Menurut Tito instruksi tersebut meliputi sistem kerja hybrid, pembatasan kendaraan bermotor, peningkatan pelayanan transportasi publik, dan pengetatan uji emisi optimalisasi penggunaan masker. Selain itu instruksi juga memuat pengendalian emisi lingkungan dan penerapan solusi hijau, serta pengendalian pengelolaan limbah industri.
Direktur Jenderal Bina Administrasi Kewilayahan Kemendagri Safrizal ZA menjelaskan instruksi merupakan tindak lanjut atas arahan Presiden Joko Widodo pada rapat terbatas peningkatan kualitas udara di kawasan Jabodetabek yang digelar Senin (14/8). Menurut Safrizal kepala daerah diminta melakukan penyesuaian kebijakan pengaturan sistem kerja.
“Sedapat mungkin melakukan penerapan work from home (WFH) dan work from office (WFO) masing-masing sebanyak 50 persen bagi ASN di lingkungan perangkat daerah, karyawan BUMN dan BUMD,” ujar Safrizal dalam keterangan tertulis di Jakarta, Rabu (23/8).

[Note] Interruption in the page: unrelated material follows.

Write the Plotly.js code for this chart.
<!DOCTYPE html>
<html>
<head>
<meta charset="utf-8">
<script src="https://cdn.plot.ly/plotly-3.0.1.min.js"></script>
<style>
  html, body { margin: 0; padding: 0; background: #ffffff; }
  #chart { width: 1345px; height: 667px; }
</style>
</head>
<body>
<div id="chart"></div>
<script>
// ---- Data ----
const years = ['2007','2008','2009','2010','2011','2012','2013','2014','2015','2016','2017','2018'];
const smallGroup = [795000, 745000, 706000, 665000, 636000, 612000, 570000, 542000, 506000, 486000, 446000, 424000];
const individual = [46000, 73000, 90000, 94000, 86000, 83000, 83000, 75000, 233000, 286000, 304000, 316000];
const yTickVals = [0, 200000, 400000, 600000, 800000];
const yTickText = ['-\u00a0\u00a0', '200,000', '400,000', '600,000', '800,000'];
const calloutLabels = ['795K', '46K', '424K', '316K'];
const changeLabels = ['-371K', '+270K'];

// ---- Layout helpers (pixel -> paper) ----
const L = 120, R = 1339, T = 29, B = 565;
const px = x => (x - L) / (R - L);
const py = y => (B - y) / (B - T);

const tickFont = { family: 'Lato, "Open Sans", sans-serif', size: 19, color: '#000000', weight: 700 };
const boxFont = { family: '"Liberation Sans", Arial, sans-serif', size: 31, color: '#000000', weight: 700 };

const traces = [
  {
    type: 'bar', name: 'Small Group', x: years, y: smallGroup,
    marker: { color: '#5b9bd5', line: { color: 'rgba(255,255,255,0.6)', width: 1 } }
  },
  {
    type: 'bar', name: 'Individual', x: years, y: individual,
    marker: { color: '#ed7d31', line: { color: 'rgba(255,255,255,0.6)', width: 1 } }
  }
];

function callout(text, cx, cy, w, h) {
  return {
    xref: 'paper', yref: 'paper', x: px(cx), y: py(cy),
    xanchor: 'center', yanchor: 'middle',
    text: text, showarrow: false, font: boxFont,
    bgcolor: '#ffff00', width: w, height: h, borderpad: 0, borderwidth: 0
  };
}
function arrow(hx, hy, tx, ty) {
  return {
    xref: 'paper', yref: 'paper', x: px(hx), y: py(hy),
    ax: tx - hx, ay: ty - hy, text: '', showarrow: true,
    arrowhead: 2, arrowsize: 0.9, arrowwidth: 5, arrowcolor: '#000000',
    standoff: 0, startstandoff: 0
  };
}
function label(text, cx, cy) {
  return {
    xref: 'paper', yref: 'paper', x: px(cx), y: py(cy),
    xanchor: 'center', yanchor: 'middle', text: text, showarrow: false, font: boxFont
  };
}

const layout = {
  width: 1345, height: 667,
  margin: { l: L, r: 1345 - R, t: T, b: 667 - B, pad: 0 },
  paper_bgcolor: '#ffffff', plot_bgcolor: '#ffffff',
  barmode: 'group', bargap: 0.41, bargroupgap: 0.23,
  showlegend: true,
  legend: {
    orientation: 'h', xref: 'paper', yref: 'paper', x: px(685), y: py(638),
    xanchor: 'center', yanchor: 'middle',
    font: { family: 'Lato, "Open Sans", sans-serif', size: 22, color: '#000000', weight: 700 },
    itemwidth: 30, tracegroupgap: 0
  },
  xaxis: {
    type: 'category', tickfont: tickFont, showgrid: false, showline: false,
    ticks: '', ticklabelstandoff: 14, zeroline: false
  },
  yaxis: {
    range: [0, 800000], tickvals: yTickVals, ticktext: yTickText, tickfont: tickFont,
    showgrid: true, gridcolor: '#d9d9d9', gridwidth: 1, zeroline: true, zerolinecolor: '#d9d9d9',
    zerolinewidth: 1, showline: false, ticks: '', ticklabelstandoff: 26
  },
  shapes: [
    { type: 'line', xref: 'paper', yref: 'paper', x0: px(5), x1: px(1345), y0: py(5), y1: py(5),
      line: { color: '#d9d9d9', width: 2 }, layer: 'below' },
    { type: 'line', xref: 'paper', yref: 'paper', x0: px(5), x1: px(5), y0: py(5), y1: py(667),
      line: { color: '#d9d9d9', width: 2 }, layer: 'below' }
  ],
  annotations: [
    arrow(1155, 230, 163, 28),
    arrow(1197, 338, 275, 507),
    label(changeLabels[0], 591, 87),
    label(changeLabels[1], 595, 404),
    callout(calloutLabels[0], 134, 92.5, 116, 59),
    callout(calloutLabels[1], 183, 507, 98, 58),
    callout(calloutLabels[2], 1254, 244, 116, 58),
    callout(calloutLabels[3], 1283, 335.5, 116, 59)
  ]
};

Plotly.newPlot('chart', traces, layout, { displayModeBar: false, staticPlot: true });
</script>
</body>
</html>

Meski begitu ia menyebutkan kebijakan memberlakukan WFH dikecualikan bagi ASN yang memberikan layanan publik secara langsung kepada publik. Selain itu, Pemda di wilayah Jabodetabek diminta mendorong karyawan swasta dan dunia usaha untuk melakukan WFH dan WFO sesuai kebijakan instansi dan pelaku usaha terkait.
Safrizal menjelaskan kebijakan WFH-WFO diharapkan dapat mengurangi mobilitas yang menyebabkan polusi udara. Hal itu menurut dia diperlukan mengingat sebagian besar masyarakat menggunakan kendaraan bermotor baik mobil atau motor dalam beraktivitas seperti ke kantor.

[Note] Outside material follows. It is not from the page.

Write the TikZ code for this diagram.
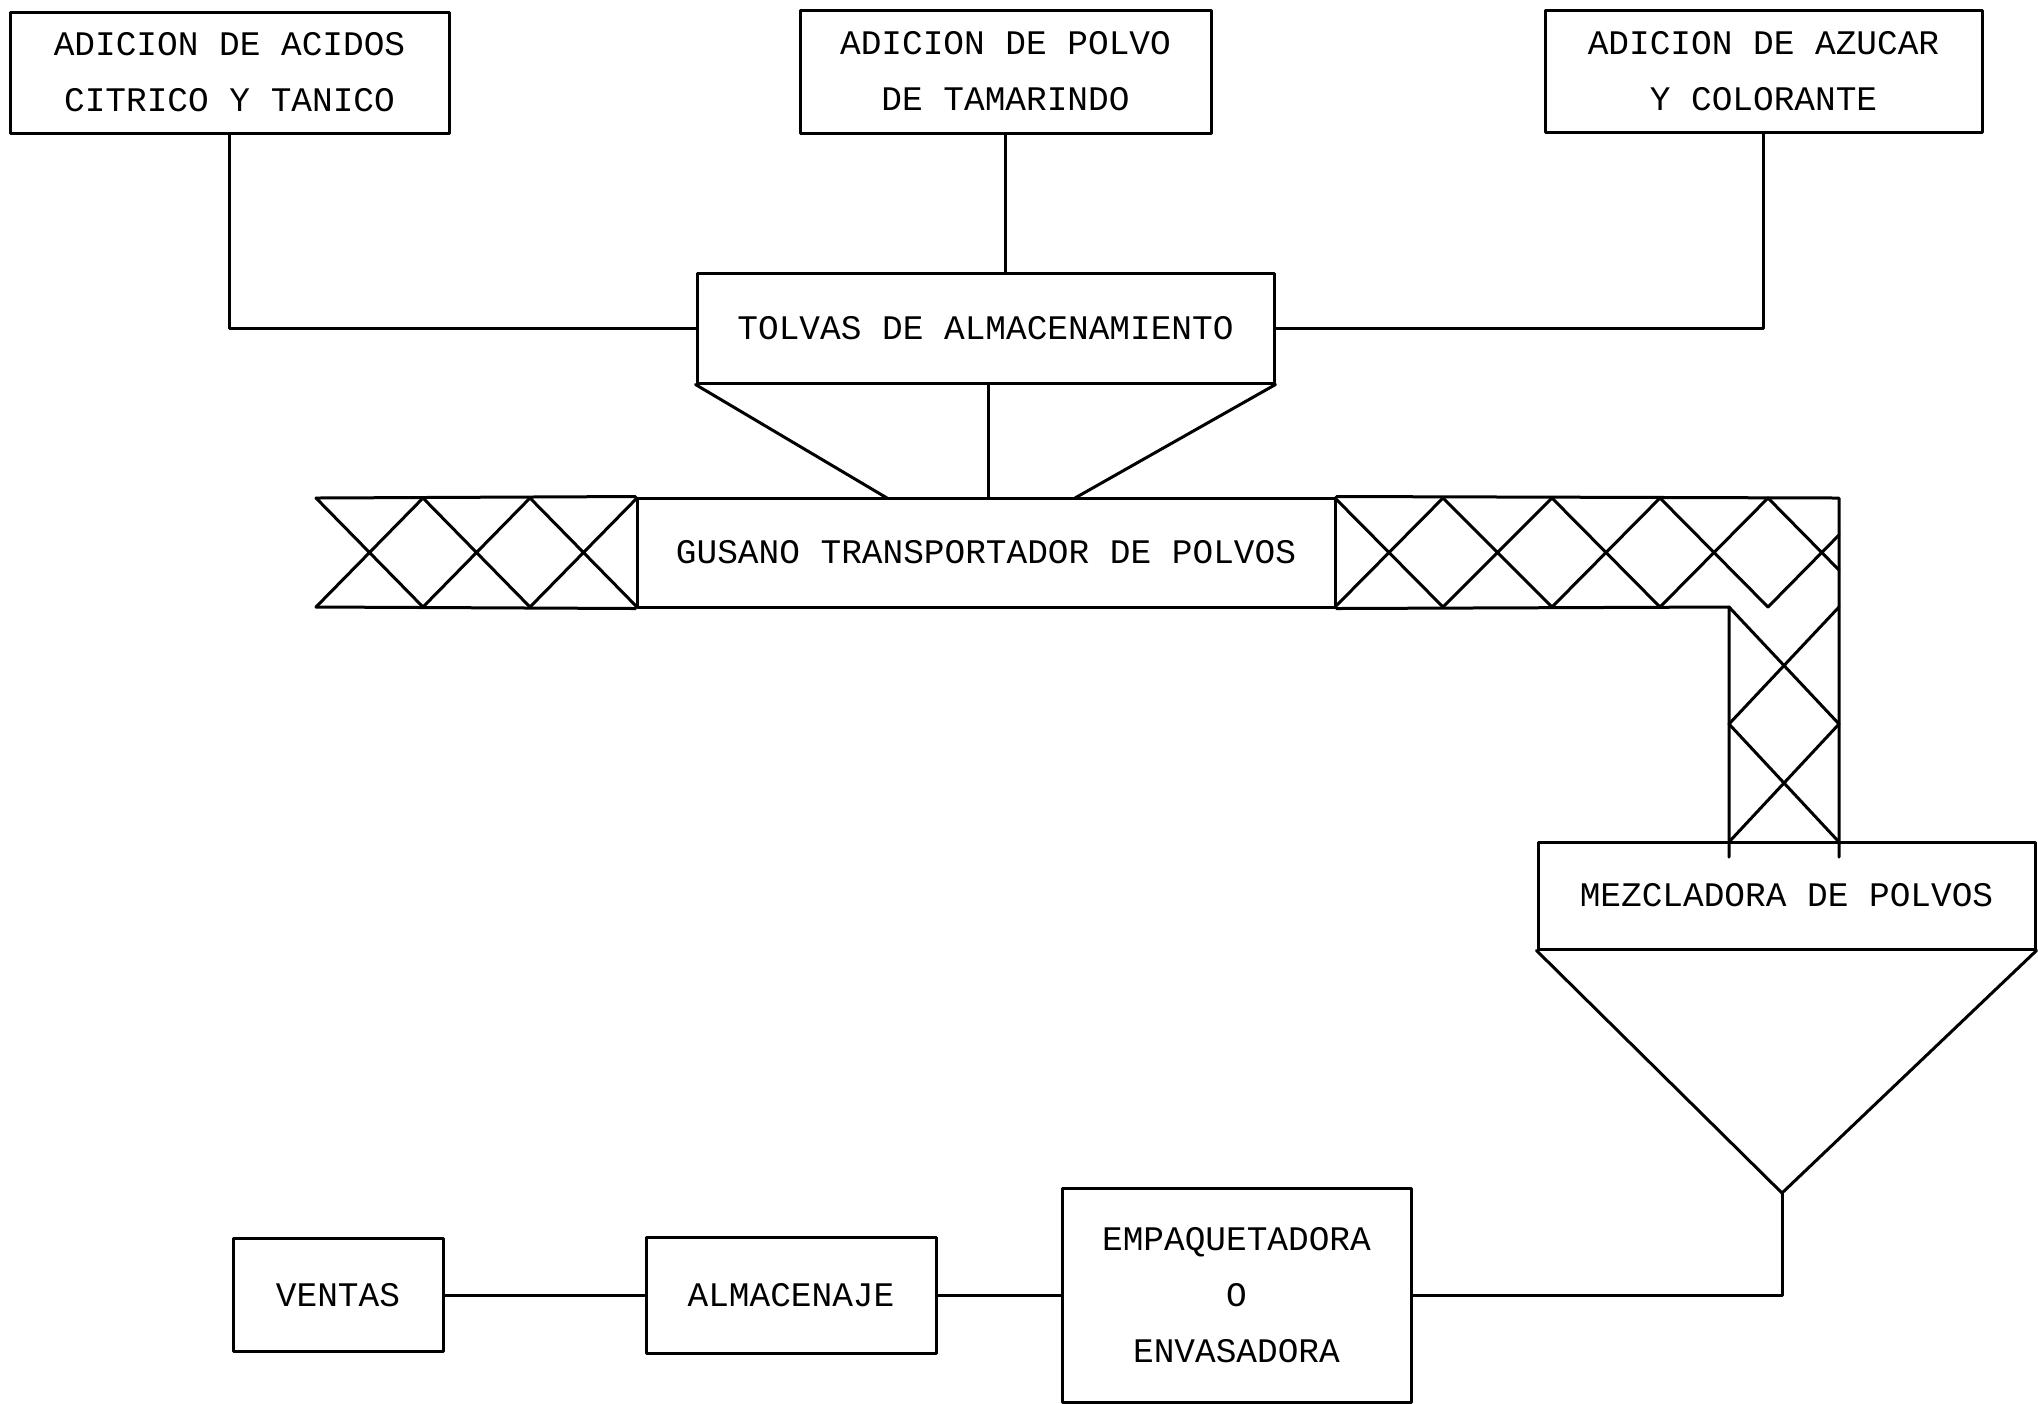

Safrizal mengingatkan agar upaya pembatasan kendaraan bermotor diberlakukan dengan mengoptimalkan penggunaan moda transportasi massal atau transportasi umum. Selain itu juga penggunaan kendaraan yang tidak beremisi atau kendaraan listrik.
Lebih jauh Safrizal mengatakan berdasarkan data yang ada faktor penyebab polusi udara di Jabodetabek disumbang oleh sektor transportasi dan industri. Kepala daerah juga diinstruksikan untuk meningkatkan pelayanan transportasi publik dengan memastikan kapasitas jumlah kendaraan umum.
“Perlu menambah rute dan titik angkut, mengatasi gangguan di jalur busway serta memberikan insentif atau potongan harga agar masyarakat terdorong untuk beralih dari kendaraan pribadi ke transportasi umum,” ujar Safrizal.
Dalam Inmendagri tersebut juga diinstruksikan untuk memperketat program uji emisi kendaraan. Selain itu juga diperlukan sosialisasi untuk kemudahan bagi pengguna kendaraan yang tidak beremisi atau kendaraan listrik. Juga ada Insentif bagi kendaraan listrik seperti pembebasan dari ganjil genap, prioritas parkir atau pengurangan biaya parkir.
Safrizal menuturkan dalam pengendalian emisi lingkungan dan penerapan solusi hijau dilakukan melalui pelarangan pembakaran sampah secara terbuka. Selain itu juga diberlakukan pengendalian polusi dari aktivitas konstruksi, penyiraman jalan untuk mengurangi debu, dan pengoptimalan penanaman pohon dan tumbuhan di ruang publik hingga ruang sempit.
Meski begitu dia mengatakan upaya pengendalian polusi udara di Jabodetabek perlu dilakukan dengan memperkuat koordinasi forkopimda. Selain itu juga mengoptimalkan satpol PP dalam penegakan perda dan atau perkada mengenai pengendalian pencemaran udara.
"Pendekatan kolaboratif dalam soliditas Forkopimda menjadi bagian yang tidak terpisahkan dalam implementasi Inmendagri ini di lapangan," ujar dia.
Menurut Safrizal instruksi mendagri mulai berlaku pada 22 Agustus 2023 berdasarkan hasil evaluasi atas kebijakan yang ditetapkan. Arahan dalam instruksi mendagri diterapkan dengan strategi aksi yang konkret dengan tetap menjaga prinsip keseimbangan.